The VMP.calculate method requires a text or corpus input. These can be loaded either as an individual .txt document, a directory, or corpus, containing multiple .txt documents, or a .csv or .gz file where each row contains the text of a particular document. (supports .txt and .gz files).
The vmp.calculate function returns a dictionary where the results are structured as follows:
index: The index position of the interval in the original text.
last_pos: The position of the last token in the interval within the original text.
avg_score: The average score for the interval, representing the relative distance of repeated tokens within the window.
last_word: The last word in the interval.
context: The text within the interval, providing context for the analysis.
last_previous_position: A dictionary showing the last previous position of each token in the interval before the current window.
filename: The source filename or identifier of the text being analyzed.
delta_x: The size of the interval (window) used in the analysis.
vocab_option: Indicates whether common words were replaced with 'x' (commonYes) or not (commonNo).
pip install vmp
pip install git+https://github.com/matthewdurward/vmp.git
Vocabulary Management Profiles (VMPs) were initially conceived by Youmans (https://journals.sagepub.com/doi/abs/10.2190/BY6N-ABUA-EM1D-RX0V) as a form of discourse and narrative analysis.
This package follows Youmans' implementation of the VMP2.2 (https://web.archive.org/web/20060911150345/http://web.missouri.edu/~youmansc/vmp/help/vmp22.html)

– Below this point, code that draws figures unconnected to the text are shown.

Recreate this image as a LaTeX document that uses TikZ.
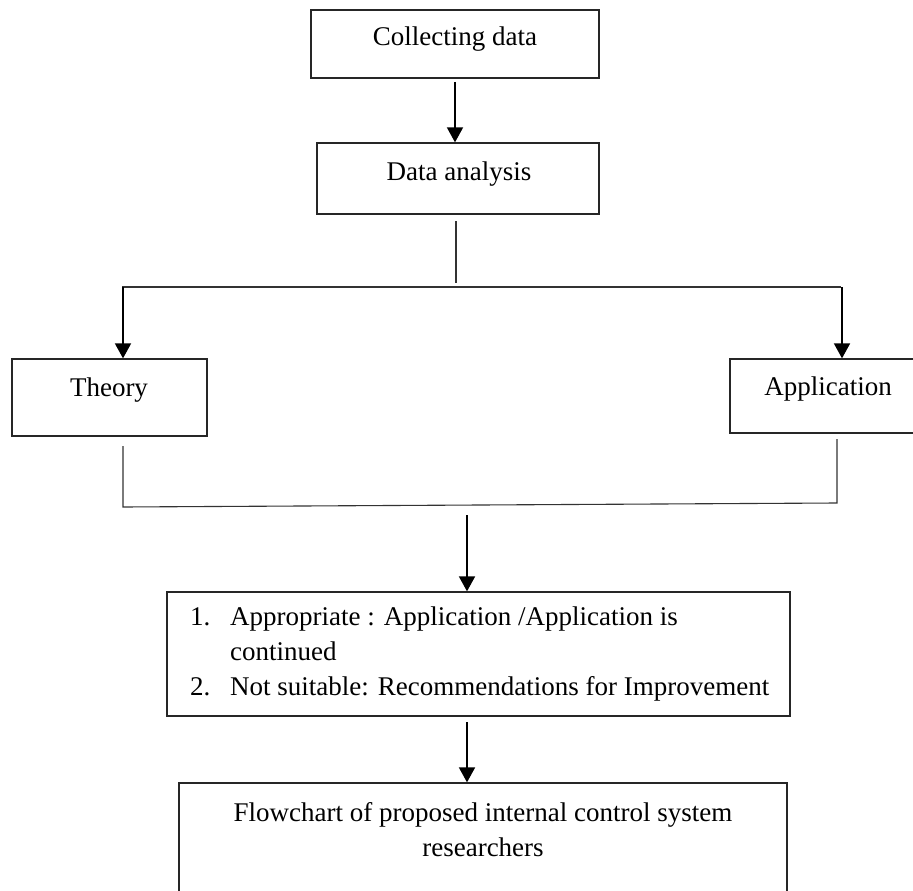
\documentclass[tikz,border=0pt]{standalone}
\usepackage{fontspec}
\setmainfont{Liberation Serif}
\usetikzlibrary{arrows.meta}
\begin{document}
\begin{tikzpicture}[x=1pt,y=-1pt,
  box/.style={draw=black!85, line width=1.3pt, inner sep=0pt},
  arr/.style={draw=black, line width=1.8pt, -{Triangle[length=15pt,width=16pt]}},
  link/.style={draw=black!80, line width=1.1pt},
  txt/.style={font=\fontsize{27}{32}\selectfont, anchor=base, inner sep=0pt},
  txtl/.style={txt, anchor=base west}]
\useasboundingbox (0,0) rectangle (913,891);

% boxes
\node[box, minimum width=288pt, minimum height=68pt] (collect) at (455,44) {};
\node[box, minimum width=282pt, minimum height=71pt] (analysis) at (458,178.5) {};
\node[box, minimum width=195pt, minimum height=77pt] (theory) at (109.5,397.5) {};
\node[box, minimum width=196pt, minimum height=74pt] (appl) at (828,396) {};
\node[box, minimum width=623pt, minimum height=124pt] (eval) at (478.5,654) {};
\node[box, minimum width=608pt, minimum height=140pt] (result) at (483,853) {};

% texts
\node[txt] (tcollect) at (455,46) {Collecting data};
\node[txt] (tanalysis) at (459,180) {Data analysis};
\node[txt] (ttheory) at (109,396) {Theory};
\node[txt] (tappl) at (828,395) {Application};
\node[txtl] (n1) at (190,625) {1.};
\node[txtl] (l1) at (230,625) {Appropriate : Application /Application is};
\node[txtl] (l1b) at (230,660) {continued};
\node[txtl] (n2) at (190,695) {2.};
\node[txtl] (l2) at (230,695) {Not suitable: Recommendations for Improvement};
\node[txt] (r1) at (483,821) {Flowchart of proposed internal control system};
\node[txt] (r2) at (483,856) {researchers};

% branching points
\coordinate (stemtop) at (456,221);
\coordinate (stembot) at (456,283);
\coordinate (splitL) at (122,287);
\coordinate (splitR) at (841,287);
\coordinate (theorydown) at (123,446);
\coordinate (joinL) at (123,507);
\coordinate (appldown) at (837,439);
\coordinate (joinR) at (837,503);
\coordinate (joinstart) at (467,515);
\coordinate (evalstart) at (467,722);

% connectors
\draw[arr] (collect.south |- 0,82) -- (collect.south |- analysis.north);
\draw[link] (stemtop) -- (stembot);
\draw[link] (splitL) -- (splitR);
\draw[arr] (123,287) -- (123,0 |- theory.north);
\draw[arr] (842,287) -- (842,0 |- appl.north);
\draw[link] (theorydown) -- (joinL) -- (joinR) -- (appldown);
\draw[arr] (joinstart) -- (joinstart |- eval.north);
\draw[arr] (evalstart) -- (evalstart |- result.north);
\end{tikzpicture}
\end{document}
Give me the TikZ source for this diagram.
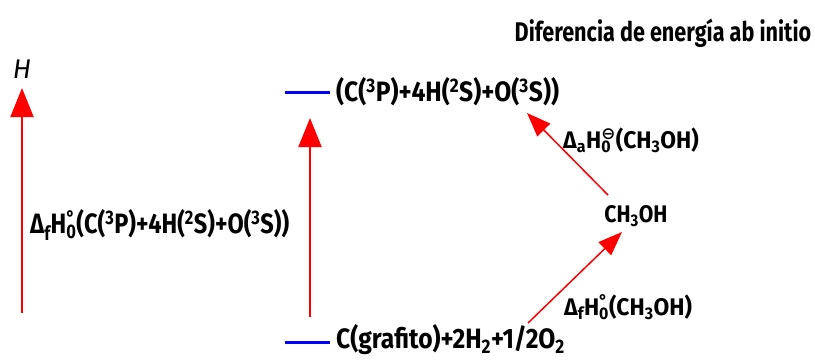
\documentclass[tikz,border=0pt]{standalone}
\usepackage{fontspec}
\newfontfamily\cf{Fira Sans}[FakeStretch=0.88]
\newfontfamily\cfl{Fira Sans}[FakeStretch=0.84]
\newfontfamily\cfd{Fira Sans}[FakeStretch=0.95]
\newfontfamily\itf{Fira Sans}
\newfontfamily\ttl{Fira Sans}[FakeStretch=0.8]
\newfontfamily\dv{DejaVu Sans}
\usetikzlibrary{arrows.meta}
\newcommand{\stk}[2]{{\setbox0=\hbox{\textsuperscript{#1}}\setbox2=\hbox{\textsubscript{#2}}%
  \ifdim\wd0>\wd2 \dimen0=\wd0 \else \dimen0=\wd2 \fi
  \hbox to\dimen0{\box0\hss}\kern-\dimen0\hbox to\dimen0{\box2\hss}}}
\newcommand{\Hst}{H\stk{°}{0}}
\newcommand{\Hstm}{H\stk{\dv\bfseries ⊖}{0}}
\begin{document}
\begin{tikzpicture}[x=1pt,y=-1pt,
  lbl/.style={inner sep=0pt, font=\cf\bfseries\fontsize{28}{30}\selectfont},
  llbl/.style={inner sep=0pt, font=\cfl\bfseries\fontsize{28}{30}\selectfont},
  slbl/.style={inner sep=0pt, font=\cf\bfseries\fontsize{24}{26}\selectfont},
  dlbl/.style={inner sep=0pt, font=\cfd\bfseries\fontsize{24}{26}\selectfont},
  level/.style={draw=blue, line width=3pt},
  bigarrow/.style={draw=red, line width=2pt, -{Triangle[length=29pt,width=23pt]}},
  diagarrow/.style={draw=red, line width=1.5pt, -{Triangle[length=24pt,width=18pt]}}]
\useasboundingbox (0,0) rectangle (815,360);
% title
\node[inner sep=0pt, font=\ttl\bfseries\fontsize{27}{30}\selectfont] (title) at (663,33) {Diferencia de energía ab initio};
% H axis
\node[inner sep=0pt, font=\itf\itshape\fontsize{27}{28}\selectfont] (Hax) at (22,69) {H};
\coordinate (axbot) at (22,313);
\coordinate (axtop) at (22,88);
\draw[bigarrow] (axbot) -- (axtop);
\node[llbl, anchor=west] (dfatoms) at (30,225) {Δ\textsubscript{f}\Hst(C(\textsuperscript{3}P)+4H(\textsuperscript{2}S)+O(\textsuperscript{3}S))};
% levels
\coordinate (topl) at (285,92);
\coordinate (topr) at (330,92);
\draw[level] (topl) -- (topr);
\node[lbl, anchor=west] (atoms) at (336,92) {(C(\textsuperscript{3}P)+4H(\textsuperscript{2}S)+O(\textsuperscript{3}S))};
\coordinate (botl) at (285,342);
\coordinate (botr) at (330,342);
\draw[level] (botl) -- (botr);
\node[lbl, anchor=west] (elem) at (336,340) {C(grafito)+2H\textsubscript{2}+1/2O\textsubscript{2}};
% middle arrow
\coordinate (mbot) at (310,317);
\coordinate (mtop) at (310,118);
\draw[bigarrow] (mbot) -- (mtop);
% methanol
\node[slbl] (meoh) at (636,216) {CH\textsubscript{3}OH};
\coordinate (ustart) at (608,195);
\coordinate (uend) at (527,113);
\draw[diagarrow] (ustart) -- (uend);
\node[dlbl, anchor=west] (dah) at (563,140) {Δ\textsubscript{a}\Hstm(CH\textsubscript{3}OH)};
\coordinate (lstart) at (528,323);
\coordinate (lend) at (622,232);
\draw[diagarrow] (lstart) -- (lend);
\node[dlbl, anchor=west] (dfh) at (564,307) {Δ\textsubscript{f}\Hst(CH\textsubscript{3}OH)};
\end{tikzpicture}
\end{document}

VMP2.2 calculates ratios using a wrap-around method during the second pass through the text. This means that the first occurrence of a word near the beginning of the text is compared to its last occurrence near the end, resulting in a ratio closer to 0.0 rather than 1.0. Words that appear only once in the text retain a ratio of 1.0. Unlike the initial pass analysis, VMP2.2 avoids a rapid downtrend at the beginning of the text, reflecting a more familiar second reading where the start of the text is as well-known as the end. This approach aligns with our typical reading patterns, where rhetorical structures are more evident during subsequent readings rather than the first.